**Required task:** Restate each line word for word. Leave out every picture.
===== Recorded information =====
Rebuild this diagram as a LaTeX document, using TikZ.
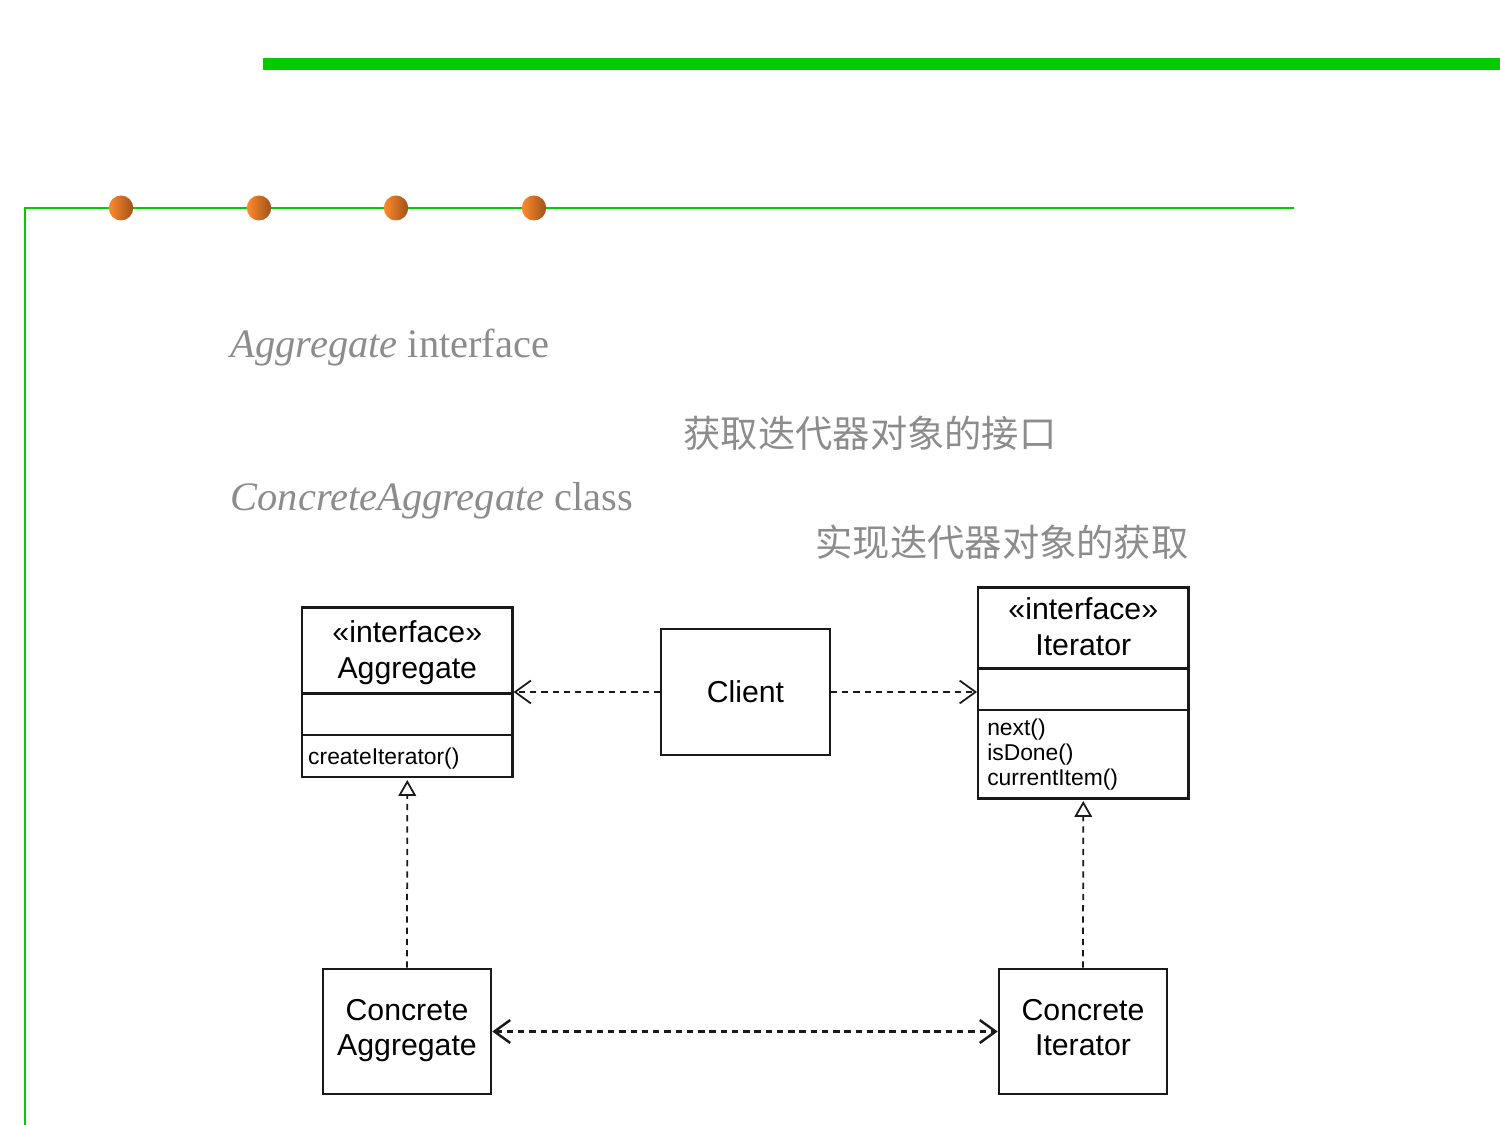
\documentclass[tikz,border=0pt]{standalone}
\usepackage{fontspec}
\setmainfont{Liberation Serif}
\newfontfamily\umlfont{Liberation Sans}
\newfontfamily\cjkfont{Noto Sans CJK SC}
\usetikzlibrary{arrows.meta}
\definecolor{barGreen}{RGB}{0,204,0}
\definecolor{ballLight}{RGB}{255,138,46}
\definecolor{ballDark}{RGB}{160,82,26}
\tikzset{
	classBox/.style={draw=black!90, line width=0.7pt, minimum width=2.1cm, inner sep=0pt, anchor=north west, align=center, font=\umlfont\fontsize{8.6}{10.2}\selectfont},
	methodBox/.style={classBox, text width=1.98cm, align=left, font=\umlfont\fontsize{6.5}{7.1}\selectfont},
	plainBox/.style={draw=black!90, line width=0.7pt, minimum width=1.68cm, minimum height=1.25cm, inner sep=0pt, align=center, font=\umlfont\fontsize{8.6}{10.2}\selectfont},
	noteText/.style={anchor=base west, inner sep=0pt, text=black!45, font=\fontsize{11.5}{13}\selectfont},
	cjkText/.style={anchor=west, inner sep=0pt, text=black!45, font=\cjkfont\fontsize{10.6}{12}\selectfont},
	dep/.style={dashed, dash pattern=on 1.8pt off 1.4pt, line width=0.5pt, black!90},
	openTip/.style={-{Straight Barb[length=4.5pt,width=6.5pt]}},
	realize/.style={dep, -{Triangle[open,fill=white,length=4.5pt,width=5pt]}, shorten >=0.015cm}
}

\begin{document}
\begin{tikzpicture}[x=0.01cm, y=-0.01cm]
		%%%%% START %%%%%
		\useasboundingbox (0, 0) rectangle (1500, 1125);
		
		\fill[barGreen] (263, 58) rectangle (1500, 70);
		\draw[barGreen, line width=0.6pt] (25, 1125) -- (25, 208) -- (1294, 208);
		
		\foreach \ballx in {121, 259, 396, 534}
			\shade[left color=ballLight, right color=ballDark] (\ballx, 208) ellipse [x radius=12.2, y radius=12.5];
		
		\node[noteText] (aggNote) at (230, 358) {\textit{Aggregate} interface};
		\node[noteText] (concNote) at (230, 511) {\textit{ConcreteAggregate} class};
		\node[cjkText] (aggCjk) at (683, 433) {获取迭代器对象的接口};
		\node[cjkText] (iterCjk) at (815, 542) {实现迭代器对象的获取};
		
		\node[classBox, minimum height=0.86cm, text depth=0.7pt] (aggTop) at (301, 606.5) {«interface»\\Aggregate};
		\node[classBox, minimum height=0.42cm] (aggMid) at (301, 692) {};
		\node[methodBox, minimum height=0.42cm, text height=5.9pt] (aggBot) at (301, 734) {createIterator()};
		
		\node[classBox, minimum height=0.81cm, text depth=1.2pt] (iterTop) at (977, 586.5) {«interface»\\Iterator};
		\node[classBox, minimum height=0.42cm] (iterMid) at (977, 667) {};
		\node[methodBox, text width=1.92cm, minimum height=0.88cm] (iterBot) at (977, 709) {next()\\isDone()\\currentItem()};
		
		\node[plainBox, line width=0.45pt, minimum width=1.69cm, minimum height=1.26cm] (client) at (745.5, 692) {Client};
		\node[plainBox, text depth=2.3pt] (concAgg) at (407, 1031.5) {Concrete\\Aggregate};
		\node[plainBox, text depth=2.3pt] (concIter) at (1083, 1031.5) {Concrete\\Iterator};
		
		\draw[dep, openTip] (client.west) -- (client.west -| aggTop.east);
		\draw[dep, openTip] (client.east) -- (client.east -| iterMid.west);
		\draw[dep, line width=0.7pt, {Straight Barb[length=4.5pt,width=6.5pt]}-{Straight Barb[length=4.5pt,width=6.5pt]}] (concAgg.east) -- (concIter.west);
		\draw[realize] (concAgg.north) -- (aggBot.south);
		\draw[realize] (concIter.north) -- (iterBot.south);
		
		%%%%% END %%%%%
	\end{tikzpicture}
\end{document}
=====
**Worked answer:**
Rebuild this diagram as a LaTeX document, using TikZ.
\documentclass[tikz,border=0pt]{standalone}
\usepackage{fontspec}
\setmainfont{Liberation Serif}
\newfontfamily\umlfont{Liberation Sans}
\newfontfamily\cjkfont{Noto Sans CJK SC}
\usetikzlibrary{arrows.meta}
\definecolor{barGreen}{RGB}{0,204,0}
\definecolor{ballLight}{RGB}{255,138,46}
\definecolor{ballDark}{RGB}{160,82,26}
\tikzset{
	classBox/.style={draw=black!90, line width=0.7pt, minimum width=2.1cm, inner sep=0pt, anchor=north west, align=center, font=\umlfont\fontsize{8.6}{10.2}\selectfont},
	methodBox/.style={classBox, text width=1.98cm, align=left, font=\umlfont\fontsize{6.5}{7.1}\selectfont},
	plainBox/.style={draw=black!90, line width=0.7pt, minimum width=1.68cm, minimum height=1.25cm, inner sep=0pt, align=center, font=\umlfont\fontsize{8.6}{10.2}\selectfont},
	noteText/.style={anchor=base west, inner sep=0pt, text=black!45, font=\fontsize{11.5}{13}\selectfont},
	cjkText/.style={anchor=west, inner sep=0pt, text=black!45, font=\cjkfont\fontsize{10.6}{12}\selectfont},
	dep/.style={dashed, dash pattern=on 1.8pt off 1.4pt, line width=0.5pt, black!90},
	openTip/.style={-{Straight Barb[length=4.5pt,width=6.5pt]}},
	realize/.style={dep, -{Triangle[open,fill=white,length=4.5pt,width=5pt]}, shorten >=0.015cm}
}

\begin{document}
\begin{tikzpicture}[x=0.01cm, y=-0.01cm]
		%%%%% START %%%%%
		\useasboundingbox (0, 0) rectangle (1500, 1125);
		
		\fill[barGreen] (263, 58) rectangle (1500, 70);
		\draw[barGreen, line width=0.6pt] (25, 1125) -- (25, 208) -- (1294, 208);
		
		\foreach \ballx in {121, 259, 396, 534}
			\shade[left color=ballLight, right color=ballDark] (\ballx, 208) ellipse [x radius=12.2, y radius=12.5];
		
		\node[noteText] (aggNote) at (230, 358) {\textit{Aggregate} interface};
		\node[noteText] (concNote) at (230, 511) {\textit{ConcreteAggregate} class};
		\node[cjkText] (aggCjk) at (683, 433) {获取迭代器对象的接口};
		\node[cjkText] (iterCjk) at (815, 542) {实现迭代器对象的获取};
		
		\node[classBox, minimum height=0.86cm, text depth=0.7pt] (aggTop) at (301, 606.5) {«interface»\\Aggregate};
		\node[classBox, minimum height=0.42cm] (aggMid) at (301, 692) {};
		\node[methodBox, minimum height=0.42cm, text height=5.9pt] (aggBot) at (301, 734) {createIterator()};
		
		\node[classBox, minimum height=0.81cm, text depth=1.2pt] (iterTop) at (977, 586.5) {«interface»\\Iterator};
		\node[classBox, minimum height=0.42cm] (iterMid) at (977, 667) {};
		\node[methodBox, text width=1.92cm, minimum height=0.88cm] (iterBot) at (977, 709) {next()\\isDone()\\currentItem()};
		
		\node[plainBox, line width=0.45pt, minimum width=1.69cm, minimum height=1.26cm] (client) at (745.5, 692) {Client};
		\node[plainBox, text depth=2.3pt] (concAgg) at (407, 1031.5) {Concrete\\Aggregate};
		\node[plainBox, text depth=2.3pt] (concIter) at (1083, 1031.5) {Concrete\\Iterator};
		
		\draw[dep, openTip] (client.west) -- (client.west -| aggTop.east);
		\draw[dep, openTip] (client.east) -- (client.east -| iterMid.west);
		\draw[dep, line width=0.7pt, {Straight Barb[length=4.5pt,width=6.5pt]}-{Straight Barb[length=4.5pt,width=6.5pt]}] (concAgg.east) -- (concIter.west);
		\draw[realize] (concAgg.north) -- (aggBot.south);
		\draw[realize] (concIter.north) -- (iterBot.south);
		
		%%%%% END %%%%%
	\end{tikzpicture}
\end{document}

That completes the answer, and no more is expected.